La réponse de l'URSS
La première bombe H soviétique a explosé sur le polygone de Semipalatinsk le 12 août 1953 — moins d'un an après la bombe américaine Ivy Mike. La puissance de la munition RDS-6s était bien inférieure à celle des USA: près de 0,4 mégatonne. En revanche, elle était bien plus compacte et pouvait facilement être embarquée à bord du Tu-16. Néanmoins, la bombe n'a pas été lancée par un appareil: elle a été fixée sur un mât spécial de 40 mètres de haut. A cinq mètres du mât a été installé un bunker renforcé enregistrant les paramètres de l'explosion. Au total, plus de 500 capteurs de mesure et d'enregistrement différents ont été installés dans les abris et à la surface. 16 avions ont filmé les essais.
Ces essais ont suscité une véritable panique aux États-Unis. Alors que les Américains disposaient d'une bombe de la taille d'un immeuble, l'URSS possédait une arme destructrice pouvant être embarquée dès le lendemain par un avion pour être larguée sur un ennemi. Par la suite, il a été possible d'augmenter la puissance de l'engin: la bombe compacte RDS-37 testée le 22 novembre 1955 a explosé en affichant une puissance de 1,6 mégatonne. Les scientifiques, les ingénieurs et les constructeurs soviétiques avaient franchi pour la première fois la barre d'une mégatonne.

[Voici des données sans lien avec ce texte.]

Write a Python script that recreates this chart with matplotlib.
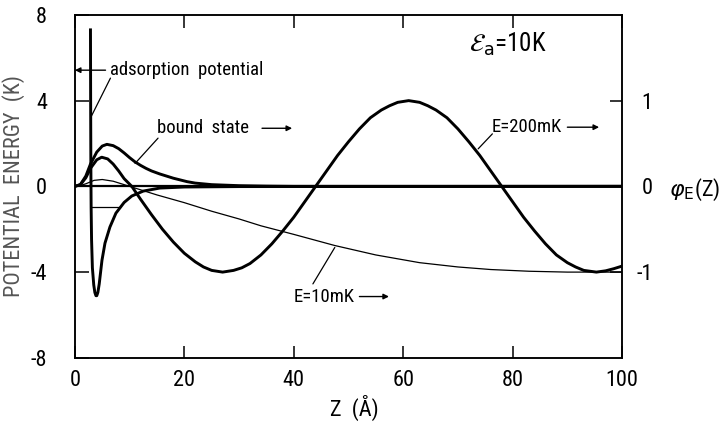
import matplotlib
matplotlib.use("Agg")
import matplotlib.pyplot as plt
import logging
logging.getLogger('matplotlib.font_manager').setLevel(logging.ERROR)

plt.rcParams['font.family'] = ['Roboto Condensed', 'Liberation Sans Narrow', 'Liberation Sans', 'DejaVu Sans']
plt.rcParams['mathtext.fontset'] = 'dejavusans'

# ---- data ----
# adsorption potential, K
pot_z = [2.85, 2.88, 2.92, 2.97, 3.05, 3.2, 3.45, 3.65, 3.85, 4.0, 4.2, 4.45, 4.7, 4.95,
         5.5, 6.4, 7.5, 9.0, 10.4, 12.5, 15.5, 20, 30, 100]
pot_v = [7.3, 4.0, 1.0, -1.0, -2.5, -3.8, -4.6, -4.95, -5.1, -5.1, -4.95, -4.55, -4.0,
         -3.45, -2.65, -1.9, -1.25, -0.75, -0.45, -0.22, -0.08, -0.03, -0.01, 0.0]

# bound state level, K
level_z = [2.9, 8.2]
level_v = [-0.98, -0.98]

# wavefunctions phi_E(Z)
bound_z = [0, 1, 2, 2.85, 4, 5, 5.85, 7, 8, 9, 10, 11, 12, 13, 14, 15.5, 18, 20.5, 22,
           25, 30, 35, 40, 100]
bound_phi = [0, 0.02, 0.12, 0.26, 0.40, 0.47, 0.49, 0.475, 0.44, 0.39, 0.335, 0.285,
             0.245, 0.21, 0.18, 0.145, 0.095, 0.055, 0.038, 0.02, 0.008, 0.003, 0.0, 0.0]

e200_z = [0, 1, 2, 2.85, 4, 4.9, 6, 7, 8, 9, 10.4, 12, 14, 16, 18, 20, 22, 23.5, 25,
          27, 29, 30.5, 32, 34, 36, 38, 40, 42, 44, 46, 48, 50, 52, 54, 56, 57.5, 59,
          61, 63, 64.5, 66, 68, 70, 72, 74, 76, 78, 80, 82, 84, 86, 88, 90, 91.5, 93,
          95.3, 97, 98.5, 100]
e200_phi = [0, 0.02, 0.10, 0.21, 0.31, 0.34, 0.32, 0.26, 0.18, 0.09, 0.0, -0.15, -0.33,
            -0.50, -0.65, -0.78, -0.88, -0.94, -0.98, -1.0, -0.98, -0.95, -0.90, -0.80,
            -0.67, -0.52, -0.36, -0.18, 0.0, 0.18, 0.36, 0.52, 0.67, 0.80, 0.89, 0.94,
            0.98, 1.0, 0.98, 0.94, 0.89, 0.80, 0.67, 0.52, 0.36, 0.18, 0.0, -0.18, -0.36,
            -0.52, -0.67, -0.80, -0.89, -0.94, -0.98, -1.0, -0.985, -0.96, -0.93]

e10_z = [0, 1, 2, 3.5, 5, 7, 9, 10, 15, 20, 25, 30, 34, 40, 47.5, 55, 63, 70, 76, 83,
         90, 100]
e10_phi = [0, 0.01, 0.03, 0.07, 0.08, 0.06, 0.02, 0.0, -0.10, -0.19, -0.29, -0.38, -0.46,
           -0.56, -0.69, -0.80, -0.89, -0.94, -0.97, -0.99, -1.0, -1.0]

x_ticks = [0, 20, 40, 60, 80, 100]
y_ticks = [-8, -4, 0, 4, 8]
phi_ticks = [-1, 0, 1]

# ---- figure ----
fig = plt.figure(figsize=(7.2, 4.25), dpi=100)
ax = fig.add_axes([0.104, 0.158, 0.76, 0.807])
ax2 = ax.twinx()

thick = 2.1
thin = 0.9

ax.plot(pot_z, pot_v, color='black', lw=thick, solid_joinstyle='round')
ax.plot(level_z, level_v, color='black', lw=thin)
ax.axhline(0, color='black', lw=1.6)

ax2.plot(bound_z, bound_phi, color='black', lw=thick, solid_joinstyle='round')
ax2.plot(e200_z, e200_phi, color='black', lw=thick, solid_joinstyle='round')
ax2.plot(e10_z, e10_phi, color='black', lw=thin)

ax.set_xlim(0, 100)
ax.set_ylim(-8, 8)
ax2.set_ylim(-2, 2)

ax.set_xticks(x_ticks)
ax.set_yticks(y_ticks)
ax.set_yticklabels([str(v) for v in y_ticks])
ax2.set_yticks(phi_ticks)
ax2.set_yticklabels([str(v) for v in phi_ticks])

for a in (ax, ax2):
    for s in a.spines.values():
        s.set_linewidth(1.1)

tl = 16
ax.tick_params(axis='x', which='both', direction='in', length=9, width=1.1, top=True,
               labelsize=tl, pad=9, colors='black')
ax.tick_params(axis='y', direction='in', length=10, width=1.1, labelsize=tl, pad=20)
ax2.tick_params(axis='y', direction='in', length=9, width=1.1, labelsize=tl, pad=22)
for lab in ax2.get_yticklabels():
    lab.set_horizontalalignment('right')

ax.set_xlabel('Z  (Å)', fontsize=16)
ax.xaxis.set_label_coords(0.51, -0.108)
ax.xaxis.label.set_verticalalignment('top')
ax.set_ylabel('POTENTIAL  ENERGY  (K)', fontsize=16, color='#555555', labelpad=4)

# right-axis label
ax2.text(1.086, 0.49, r'$\varphi_{\mathrm{E}}$(Z)', transform=ax.transAxes, fontsize=16,
         ha='left', va='center')

# epsilon label
ax.text(72.0, 6.6, r'$\mathcal{E}_{\mathrm{a}}$=10K', fontsize=18, ha='left', va='center')

fs = 13.5
arrow_kw = dict(arrowstyle='-|>', lw=1.0, color='black', mutation_scale=8, shrinkA=0, shrinkB=0)
line_kw = dict(arrowstyle='-', lw=0.9, color='black', shrinkA=0, shrinkB=0)

# adsorption potential
ax.text(6.4, 5.42, 'adsorption  potential', fontsize=fs, ha='left', va='center')
ax.annotate('', xy=(0.0, 5.42), xytext=(5.6, 5.42), arrowprops=arrow_kw)
ax.annotate('', xy=(2.87, 3.2), xytext=(6.5, 5.05), arrowprops=line_kw)

# bound state
ax.text(15.0, 2.71, 'bound  state', fontsize=fs, ha='left', va='center')
ax.annotate('', xy=(39.7, 2.71), xytext=(34.2, 2.71), arrowprops=arrow_kw)
ax.annotate('', xy=(11.0, 1.07), xytext=(15.2, 2.25), arrowprops=line_kw)

# E = 200 mK
ax.text(76.2, 2.76, 'E=200mK', fontsize=fs, ha='left', va='center')
ax.annotate('', xy=(95.8, 2.76), xytext=(90.0, 2.76), arrowprops=arrow_kw)
ax.annotate('', xy=(73.7, 1.75), xytext=(76.3, 2.45), arrowprops=line_kw)

# E = 10 mK
ax.text(39.9, -5.14, 'E=10mK', fontsize=fs, ha='left', va='center')
ax.annotate('', xy=(57.4, -5.14), xytext=(52.0, -5.14), arrowprops=arrow_kw)
ax.annotate('', xy=(47.5, -2.85), xytext=(43.5, -4.55), arrowprops=line_kw)

fig.savefig('out.png', dpi=100)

On estime à juste titre que la bombe H la plus puissante de tous les temps est la Tsar Bomba à hydrogène AN602 de 58 mégatonnes conçue en URSS en 1954-1961. Ce monstre de 8 mètres pesant 26,5 tonnes a été testé le 30 octobre 1961 sur le polygone nucléaire de Soukhoï Nos à la Nouvelle-Zemble. La bombe a été transportée par le bombardier stratégique spécialement modifié Tu-95V. L'AN602 a été lancée à 10,5 km d'altitude pour exploser à 4.200 m. Durant ce délai, l'avion avait réussi à s'éloigner de 40 km mais il a tout de même ressenti l'onde de choc. Plus personne n'a revu depuis ce que ses pilotes ont pu observer de leurs yeux.
Les concepteurs de la Tsar Bomba ont prouvé que la puissance de l'arme thermonucléaire n'avait pratiquement pas de limites. Mais, heureusement, plus aucun pays du monde ne s'est risqué à tester une munition plus puissante. Des milliers d'essais nucléaires et thermonucléaires organisés par différents pays ont déjà infligé un sérieux préjudice à la planète. Chaque être vivant reçoit en moyenne 7 à 10 microsieverts par an à cause des essais. Toutefois, dans les lieux proches des polygones nucléaires — et ils sont nombreux — ces chiffres peuvent être bien plus élevés.